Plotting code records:
*****

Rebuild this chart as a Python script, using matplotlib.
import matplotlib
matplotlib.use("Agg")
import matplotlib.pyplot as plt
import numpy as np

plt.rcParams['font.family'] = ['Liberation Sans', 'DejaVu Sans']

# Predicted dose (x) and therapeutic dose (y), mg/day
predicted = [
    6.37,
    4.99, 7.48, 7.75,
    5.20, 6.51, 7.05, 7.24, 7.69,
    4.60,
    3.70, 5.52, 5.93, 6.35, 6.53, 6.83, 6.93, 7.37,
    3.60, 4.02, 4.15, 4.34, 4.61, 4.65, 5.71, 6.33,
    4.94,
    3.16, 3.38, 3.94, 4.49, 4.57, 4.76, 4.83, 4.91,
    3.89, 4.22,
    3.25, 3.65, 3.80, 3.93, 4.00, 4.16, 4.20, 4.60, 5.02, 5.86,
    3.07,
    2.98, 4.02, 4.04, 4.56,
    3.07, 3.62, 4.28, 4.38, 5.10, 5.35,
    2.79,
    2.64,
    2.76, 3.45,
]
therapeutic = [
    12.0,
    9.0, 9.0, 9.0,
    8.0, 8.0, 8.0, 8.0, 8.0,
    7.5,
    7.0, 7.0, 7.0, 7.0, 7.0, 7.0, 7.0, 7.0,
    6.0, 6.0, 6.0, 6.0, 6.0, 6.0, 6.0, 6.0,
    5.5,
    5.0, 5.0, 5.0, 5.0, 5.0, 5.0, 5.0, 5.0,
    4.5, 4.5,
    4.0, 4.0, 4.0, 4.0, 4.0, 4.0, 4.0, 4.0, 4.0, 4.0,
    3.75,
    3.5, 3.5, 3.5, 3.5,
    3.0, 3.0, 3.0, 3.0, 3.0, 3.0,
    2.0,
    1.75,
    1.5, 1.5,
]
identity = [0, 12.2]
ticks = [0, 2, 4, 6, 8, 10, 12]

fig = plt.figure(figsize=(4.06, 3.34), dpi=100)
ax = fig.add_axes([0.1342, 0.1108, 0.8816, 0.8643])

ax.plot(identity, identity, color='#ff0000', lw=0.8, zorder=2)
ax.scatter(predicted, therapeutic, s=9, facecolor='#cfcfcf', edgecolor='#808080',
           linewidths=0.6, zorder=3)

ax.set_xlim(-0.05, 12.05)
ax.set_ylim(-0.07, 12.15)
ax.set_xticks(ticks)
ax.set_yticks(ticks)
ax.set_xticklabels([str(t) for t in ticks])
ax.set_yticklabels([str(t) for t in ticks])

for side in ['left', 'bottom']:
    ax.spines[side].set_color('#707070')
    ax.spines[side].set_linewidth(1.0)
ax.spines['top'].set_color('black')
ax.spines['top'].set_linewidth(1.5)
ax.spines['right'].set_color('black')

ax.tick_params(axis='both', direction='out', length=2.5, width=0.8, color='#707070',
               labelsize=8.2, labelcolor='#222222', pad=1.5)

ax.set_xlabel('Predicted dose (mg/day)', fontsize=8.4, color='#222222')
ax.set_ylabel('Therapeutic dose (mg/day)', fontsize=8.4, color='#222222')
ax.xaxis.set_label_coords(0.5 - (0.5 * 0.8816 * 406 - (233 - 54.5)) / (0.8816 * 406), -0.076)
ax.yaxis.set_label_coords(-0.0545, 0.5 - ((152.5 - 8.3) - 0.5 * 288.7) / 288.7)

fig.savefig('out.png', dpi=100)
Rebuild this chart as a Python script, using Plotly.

*****

=== WORK INSTRUCTIONS ===
Search the lines above for the string "matplotlib", then show every one that has it.

=== EXERCISE ANSWER ===
Rebuild this chart as a Python script, using matplotlib.
import matplotlib
matplotlib.use("Agg")
import matplotlib.pyplot as plt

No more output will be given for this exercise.